After the Wembley stadium deal failed

English betting industry chiefs reject proposed gambling levy for grassroots game

Football Association chief executive Martin Glenn has proposed a levy on gambling companies to secure grassroots funding in the wake of the Wembley sale collapse.
2018-10-29
Reading time 2:13 min
Football Association chief executive Martin Glenn has proposed a levy on gambling companies to secure grassroots funding in the wake of the Wembley sale collapse.

Plans to fund grassroots football through a gambling levy are “inappropriate”, according to the association promoting responsible betting.

Football Association chief executive Martin Glenn has proposed a levy on gambling companies to secure grassroots funding in the wake of the Wembley sale collapse.

But bodies connected to the gambling industry have reacted with dismay at the plan, insisting bookmakers already plough vast sums of money into English football.

The Senet Group is an independent body which manages the campaign to promote responsible gambling on behalf of the betting industry, and its chairman Gillian Wilmot admitted her surprise at the FA’s new intentions.

“What’s surprising is that football already receives large volumes of revenue from the gambling industry; serious amounts of cash flow from the gambling industry to football,” Wilmot stated.

“Therefore one would think they could use some of those revenues to fund the grassroots game. To call for another tax out of the blue is quite surprising.

“This is just inappropriate, as a link. It would be going in the opposite direction of travel to what most reasonable people think is sensible. We should be very concerned about protecting young people, particularly young men, and vulnerable people. We’d be very concerned about the whole direction of travel here. Young men are the group that we are all most concerned about, because they are the ones with the highest propensity to gamble and to develop some form of addiction."

“People in the industry and those connected to it want to make sure we don’t make any situations worse and that we improve the care and prevent people developing problem gambling issues.

“What we don’t want to do is risk linking even more inextricably football and gambling to a point where it is unhealthy. The FA receives significant amounts of money already from the industry.”

The gambling industry has already admitted concerns with football betting advertising, with Kenny Alexander – chief executive of GVC Holdings that owns Ladbrokes and Coral – having called for a complete ban on betting adverts around live matches before the watershed.

Glenn failed to win the 127-member FA Council backing in order to sell national stadium Wembley, and the deal collapsed when Fulham owner Shahid Khan withdrew his £600million offer.

Now Glenn wants the FA to pursue a levy from bookmakers on football gambling, a move that would require government legislation. “France has effectively a tax on gambling. We would call it a fair return on football gambling,” he said.

Wilmot believes however that any levy on football gambling could threaten the current voluntary levy many betting companies raise to help prevent gambling addiction and support existing addicts.

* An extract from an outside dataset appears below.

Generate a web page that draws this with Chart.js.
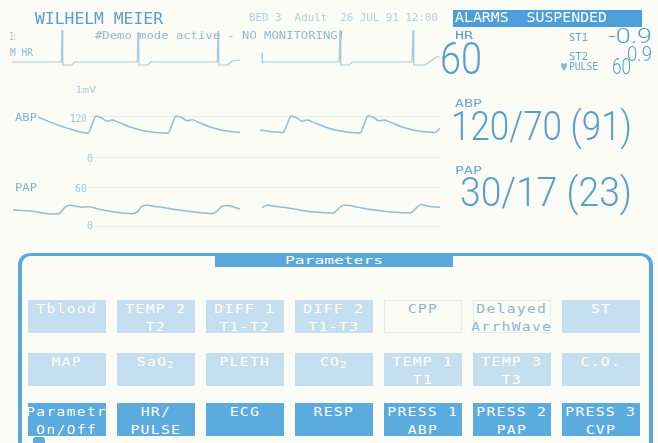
<!DOCTYPE html>
<html>
<head>
<meta charset="utf-8">
<script src="https://cdn.jsdelivr.net/npm/chart.js@4.4.1/dist/chart.umd.min.js"></script>
<style>
html, body { margin: 0; padding: 0; background: #fbfcf6; }
#screen { position: relative; width: 658px; height: 443px; overflow: hidden; background: #fbfcf6; }
.trace { position: absolute; left: 12px; width: 428px; }
.lbl { position: absolute; white-space: pre; transform-origin: 0 50%; }
.box { position: absolute; }
.btn { position: absolute; width: 78px; height: 33px; text-align: center; color: #fff;
       font-family: "DejaVu Sans Mono", monospace; font-size: 11.5px; line-height: 18px; }
.btn span { display: inline-block; transform: scaleX(1.28); letter-spacing: 1px; }
.btn sub { font-size: 8px; vertical-align: -2px; }
</style>
</head>
<body>
<div id="screen">
  <div class="trace" style="top:25px;height:45px"><canvas id="ecg"></canvas></div>
  <div class="trace" style="top:95px;height:65px"><canvas id="abp"></canvas></div>
  <div class="trace" style="top:170px;height:60px"><canvas id="pap"></canvas></div>
</div>
<script>
// sweep time in seconds (screen sweeps left to right, gap = erase bar)
const ecgTime = [0, 0.615, 0.625, 0.635, 0.75, 0.78, 1.565, 1.575, 1.585, 1.7, 1.73,
  2.565, 2.575, 2.585, 2.7, 2.75, 2.85, 2.98,
  3.125, 3.13, 3.14, 4.09, 4.1, 4.11, 4.22, 4.25, 5.0, 5.0125, 5.022, 5.17, 5.3, 5.35];
const ecgMv = [0, 0, 1.6, -0.15, -0.15, 0, 0, 1.5, -0.15, -0.15, 0,
  0, 1.55, -0.15, -0.15, 0.05, 0.1, null,
  0.45, -0.05, 0, 0, 1.6, -0.15, -0.15, 0, 0, 1.6, -0.15, -0.15, 0.25, 0.25];

const abpTime = [0.325, 0.538, 0.725, 0.95, 1.0, 1.05, 1.125, 1.188, 1.25, 1.325, 1.475, 1.663, 1.913,
  1.95, 2.0, 2.05, 2.125, 2.188, 2.25, 2.325, 2.475, 2.663, 2.85, 2.98,
  3.1, 3.25, 3.388, 3.438, 3.488, 3.563, 3.625, 3.688, 3.763, 3.913, 4.1, 4.35,
  4.4, 4.45, 4.525, 4.588, 4.65, 4.725, 4.875, 5.063, 5.288, 5.35];
const abpMmHg = [117, 97, 82, 70, 94, 120, 114, 105, 108, 102, 88, 76, 70,
  70, 94, 120, 115, 106, 109, 102, 88, 77, 72, null,
  79, 74, 72, 95, 120, 114, 105, 108, 102, 88, 76, 70,
  94, 121, 115, 106, 108, 102, 88, 77, 72, 85];

const papTime = [0.013, 0.225, 0.538, 0.6, 0.663, 0.725, 0.8, 0.875, 0.95, 1.1, 1.288, 1.5,
  1.563, 1.625, 1.7, 1.788, 1.875, 2.038, 2.288, 2.5, 2.563, 2.625, 2.7, 2.788, 2.85, 2.98,
  3.125, 3.2, 3.3, 3.413, 3.6, 3.825, 4.013, 4.075, 4.138, 4.225, 4.325, 4.538, 4.788,
  4.975, 5.038, 5.113, 5.2, 5.35];
const papMmHg = [24.6, 23, 18.5, 20, 29, 32, 30.5, 29, 29.5, 25.5, 21.5, 19,
  21.5, 30.5, 32, 30, 29, 25.5, 21.5, 19, 23, 30.5, 31.5, 28.5, 26, null,
  28.5, 32, 30, 28.5, 24.6, 21, 20, 26, 32, 31.5, 29, 24.6, 21,
  20, 26, 33, 30.5, 29];

const abpRefs = [120, 0];
const papRefs = [60, 0];

const refLines = {
  id: 'refLines',
  beforeDatasetsDraw(chart, args, opts) {
    if (!opts.values) return;
    const { ctx, scales: { x, y } } = chart;
    ctx.save();
    ctx.strokeStyle = '#e3ecf0';
    ctx.lineWidth = 1;
    opts.values.forEach((v, i) => {
      const py = Math.round(y.getPixelForValue(v)) + 0.5;
      ctx.beginPath();
      ctx.moveTo(x.getPixelForValue(opts.from[i]), py);
      ctx.lineTo(x.right, py);
      ctx.stroke();
    });
    ctx.restore();
  }
};
Chart.register(refLines);

function trace(id, times, values, yMin, yMax, color, width, tension, refs, from) {
  return new Chart(document.getElementById(id), {
    type: 'line',
    data: {
      datasets: [{
        data: times.map((t, i) => ({ x: t, y: values[i] })),
        borderColor: color,
        borderWidth: width,
        pointRadius: 0,
        tension: tension,
        cubicInterpolationMode: tension ? 'monotone' : 'default',
        spanGaps: false
      }]
    },
    options: {
      responsive: true,
      maintainAspectRatio: false,
      animation: false,
      layout: { padding: 0 },
      plugins: { legend: { display: false }, tooltip: { enabled: false },
                 refLines: { values: refs, from: from } },
      scales: {
        x: { type: 'linear', min: 0, max: 5.35, display: false },
        y: { min: yMin, max: yMax, display: false }
      }
    }
  });
}

trace('ecg', ecgTime, ecgMv, -0.4, 1.85, '#a9cade', 1.2, 0, null, null);
trace('abp', abpTime, abpMmHg, -8.8, 181.5, '#92bcd5', 1.5, 0.4, abpRefs, [0.95, 1.04]);
trace('pap', papTime, papMmHg, -6.15, 86.2, '#92bcd5', 1.5, 0.4, papRefs, [0.95, 1.04]);

// ---- screen text and boxes ----
const screen = document.getElementById('screen');
const MONO = '"DejaVu Sans Mono", monospace';
const THIN = 'Roboto, "Liberation Sans", sans-serif';

function box(x, y, w, h, css) {
  const el = document.createElement('div');
  el.className = 'box';
  el.style.cssText = `left:${x}px;top:${y}px;width:${w}px;height:${h}px;${css}`;
  screen.appendChild(el);
  return el;
}

function put(str, x, capTop, capH, w, color, fam) {
  const thin = fam === THIN;
  const fs = capH / (thin ? 0.72 : 0.72);
  const el = document.createElement('div');
  el.className = 'lbl';
  el.textContent = str;
  el.style.cssText = `left:${x}px;top:${capTop + capH / 2 - 0.49 * fs}px;font-size:${fs}px;` +
    `line-height:${fs}px;color:${color};font-family:${fam};font-weight:${thin ? 300 : 400}`;
  screen.appendChild(el);
  const mw = el.getBoundingClientRect().width;
  el.style.transform = `scaleX(${w / mw})`;
}

// header
put('WILHELM MEIER', 35, 13, 12, 128, '#5a9ecf', MONO);
put('BED 3  Adult  26 JUL 91 12:00', 249, 14, 7, 189, '#b3cfe0', MONO);
box(453, 10, 189, 17, 'background:#4c9fd8');
put('ALARMS  SUSPENDED', 455, 13, 10, 152, '#ffffff', MONO);
put('I:', 10, 33, 7, 6, '#8db8d2', MONO);
put('M HR', 10, 49, 7, 23, '#8db8d2', MONO);
put('#Demo mode active - NO MONITORING!', 95, 32, 7, 250, '#93bbd2', MONO);

// right side numerics
put('HR', 455, 31, 8, 18, '#5a9ecf', MONO);
put('60', 440, 43, 32, 42, '#5a9ecf', THIN);
put('ST1', 569, 33, 8, 19, '#6aa7d2', MONO);
put('-0.9', 608, 29, 15, 44, '#5a9ecf', THIN);
put('ST2', 569, 52, 8, 19, '#6aa7d2', MONO);
put('0.9', 627, 47, 15, 25, '#5a9ecf', THIN);
put('♥', 560, 63, 8, 8, '#8db8d2', '"DejaVu Sans", sans-serif');
put('PULSE', 569, 63, 7, 29, '#6aa7d2', MONO);
put('60', 612, 58, 16, 19, '#5a9ecf', THIN);

put('ABP', 455, 100, 7, 27, '#6aa7d2', MONO);
put('120/70 (91)', 451, 112, 29, 181, '#5a9ecf', THIN);
put('PAP', 455, 167, 7, 27, '#6aa7d2', MONO);
put('30/17 (23)', 460, 178, 29, 172, '#5a9ecf', THIN);

// wave labels
put('1mV', 75, 87, 6, 21, '#b6cfdd', MONO);
put('ABP', 15, 114, 7, 22, '#7fb1d8', MONO);
put('120', 70, 114, 8, 17, '#a6c6da', MONO);
put('0', 87, 155, 7, 6, '#a6c6da', MONO);
put('PAP', 15, 184, 7, 22, '#7fb1d8', MONO);
put('60', 75, 184, 8, 12, '#a6c6da', MONO);
put('0', 87, 222, 7, 6, '#a6c6da', MONO);

// parameter panel
box(18, 253, 627, 200, 'border:4px solid #5aa7d9;border-top-width:3px;border-bottom:none;border-radius:12px 12px 0 0;');
box(215, 253, 238, 14, 'background:#5aa7d9');
put('Parameters', 285, 256, 8, 98, '#ffffff', MONO);

const btnX = [28, 117, 206, 295, 384, 473, 562];
const rows = [
  { y: 300, labels: ['Tblood', 'TEMP 2<br>T2', 'DIFF 1<br>T1-T2', 'DIFF 2<br>T1-T3', 'CPP', 'Delayed<br>ArrhWave', 'ST'],
    bg: ['#c6dff0', '#c6dff0', '#c6dff0', '#c6dff0', '#fbfcf6', '#fbfcf6', '#c6dff0'] },
  { y: 353, labels: ['MAP', 'SaO<sub>2</sub>', 'PLETH', 'CO<sub>2</sub>', 'TEMP 1<br>T1', 'TEMP 3<br>T3', 'C.O.'],
    bg: ['#c6dff0', '#c6dff0', '#c6dff0', '#c6dff0', '#c6dff0', '#c6dff0', '#c6dff0'] },
  { y: 403, labels: ['Parametr<br>On/Off', 'HR/<br>PULSE', 'ECG', 'RESP', 'PRESS 1<br>ABP', 'PRESS 2<br>PAP', 'PRESS 3<br>CVP'],
    bg: ['#5cabdf', '#5cabdf', '#5cabdf', '#5cabdf', '#5cabdf', '#5cabdf', '#5cabdf'] }
];
rows.forEach(r => {
  r.labels.forEach((lab, i) => {
    const el = document.createElement('div');
    el.className = 'btn';
    el.style.left = btnX[i] + 'px';
    el.style.top = r.y + 'px';
    el.style.background = r.bg[i];
    if (r.bg[i] === '#fbfcf6') {
      el.style.color = '#93b5cb';
      el.style.boxShadow = 'inset 0 0 0 1px #e2ebef';
    }
    el.innerHTML = '<span>' + lab.split('<br>').join('</span><br><span>') + '</span>';
    screen.appendChild(el);
  });
});
box(33, 437, 12, 6, 'background:#5cabdf;border-radius:3px 3px 0 0');
</script>
</body>
</html>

“There is already a voluntary levy in the industry, that many companies would support becoming a statutory levy,” said Wilmot. “But that money needs to go to prevention of any gambling addiction and treatment of those who become addicted, it can’t go anywhere else.

“That must go to preventing problem gambling and also treating those who become addicted, and that’s only right. You have to ask why the FA is doing this. Surely it should be looking to its own revenue streams from the gambling industry. This is not a sport lacking money. The question is where that money is channelled.”